Fix logic to cancel the external job if the TaskInstance is not in a running or deferred state for DataprocSubmitJobOperator (#39447)
diff --git a/airflow/providers/google/cloud/triggers/dataproc.py b/airflow/providers/google/cloud/triggers/dataproc.py
index 939e5bb..99800d2 100644
--- a/airflow/providers/google/cloud/triggers/dataproc.py
+++ b/airflow/providers/google/cloud/triggers/dataproc.py
@@ -116,6 +116,41 @@
},
)
+ @provide_session
+ def get_task_instance(self, session: Session) -> TaskInstance:
+ """
+ Get the task instance for the current task.
+
+ :param session: Sqlalchemy session
+ """
+ query = session.query(TaskInstance).filter(
+ TaskInstance.dag_id == self.task_instance.dag_id,
+ TaskInstance.task_id == self.task_instance.task_id,
+ TaskInstance.run_id == self.task_instance.run_id,
+ TaskInstance.map_index == self.task_instance.map_index,
+ )
+ task_instance = query.one_or_none()
+ if task_instance is None:
+ raise AirflowException(
+ "TaskInstance with dag_id: %s,task_id: %s, run_id: %s and map_index: %s is not found",
+ self.task_instance.dag_id,
+ self.task_instance.task_id,
+ self.task_instance.run_id,
+ self.task_instance.map_index,
+ )
+ return task_instance
+
+ def safe_to_cancel(self) -> bool:
+ """
+ Whether it is safe to cancel the external job which is being executed by this trigger.
+
+ This is to avoid the case that `asyncio.CancelledError` is called because the trigger itself is stopped.
+ Because in those cases, we should NOT cancel the external job.
+ """
+ # Database query is needed to get the latest state of the task instance.
+ task_instance = self.get_task_instance() # type: ignore[call-arg]
+ return task_instance.state != TaskInstanceState.DEFERRED
+
async def run(self):
try:
while True:
@@ -131,7 +166,11 @@
except asyncio.CancelledError:
self.log.info("Task got cancelled.")
try:
- if self.job_id and self.cancel_on_kill:
+ if self.job_id and self.cancel_on_kill and self.safe_to_cancel():
+ self.log.info(
+ "Cancelling the job as it is safe to do so.
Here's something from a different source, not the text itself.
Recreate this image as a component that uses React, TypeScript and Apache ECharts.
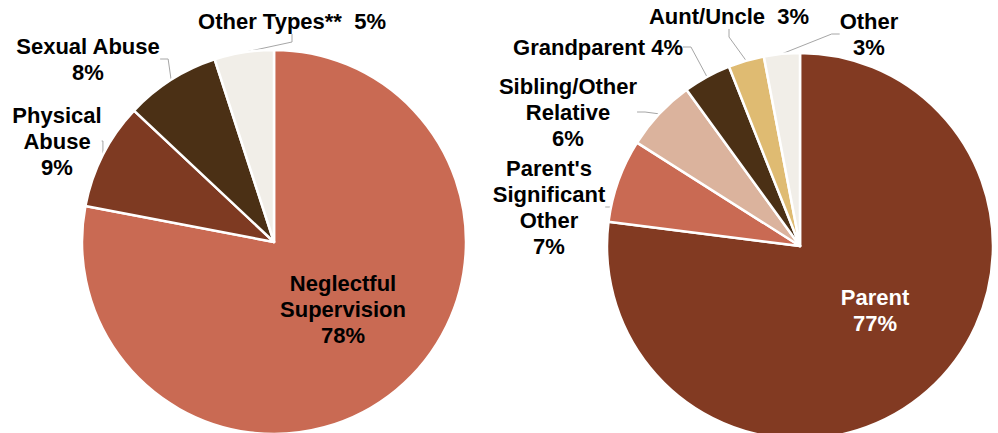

Note that the airflow TaskInstance is not"
+ " in deferred state."
+ )
self.log.info("Cancelling the job: %s", self.job_id)
# The synchronous hook is utilized to delete the cluster when a task is cancelled. This
# is because the asynchronous hook deletion is not awaited when the trigger task is
diff --git a/tests/providers/google/cloud/triggers/test_dataproc.py b/tests/providers/google/cloud/triggers/test_dataproc.py
index 08294a5..39ed949 100644
--- a/tests/providers/google/cloud/triggers/test_dataproc.py
+++ b/tests/providers/google/cloud/triggers/test_dataproc.py
@@ -124,6 +124,7 @@
region=TEST_REGION,
gcp_conn_id=TEST_GCP_CONN_ID,
polling_interval_seconds=TEST_POLL_INTERVAL,
+ cancel_on_kill=True,
)
@@ -569,12 +570,15 @@
assert event.payload == expected_event.payload
@pytest.mark.asyncio
+ @pytest.mark.parametrize("is_safe_to_cancel", [True, False])
@mock.patch("airflow.providers.google.cloud.triggers.dataproc.DataprocSubmitTrigger.get_async_hook")
@mock.patch("airflow.providers.google.cloud.triggers.dataproc.DataprocSubmitTrigger.get_sync_hook")
+ @mock.patch("airflow.providers.google.cloud.triggers.dataproc.DataprocSubmitTrigger.safe_to_cancel")
async def test_submit_trigger_run_cancelled(
- self, mock_get_sync_hook, mock_get_async_hook, submit_trigger
+ self, mock_safe_to_cancel, mock_get_sync_hook, mock_get_async_hook, submit_trigger, is_safe_to_cancel
):
"""Test the trigger correctly handles an asyncio.CancelledError."""
+ mock_safe_to_cancel.return_value = is_safe_to_cancel
mock_async_hook = mock_get_async_hook.return_value
mock_async_hook.get_job.side_effect = asyncio.CancelledError
@@ -598,7 +602,7 @@
pytest.fail(f"Unexpected exception raised: {e}")
# Check if cancel_job was correctly called
- if submit_trigger.cancel_on_kill:
+ if submit_trigger.cancel_on_kill and is_safe_to_cancel:
mock_sync_hook.cancel_job.assert_called_once_with(
job_id=submit_trigger.job_id,
project_id=submit_trigger.project_id,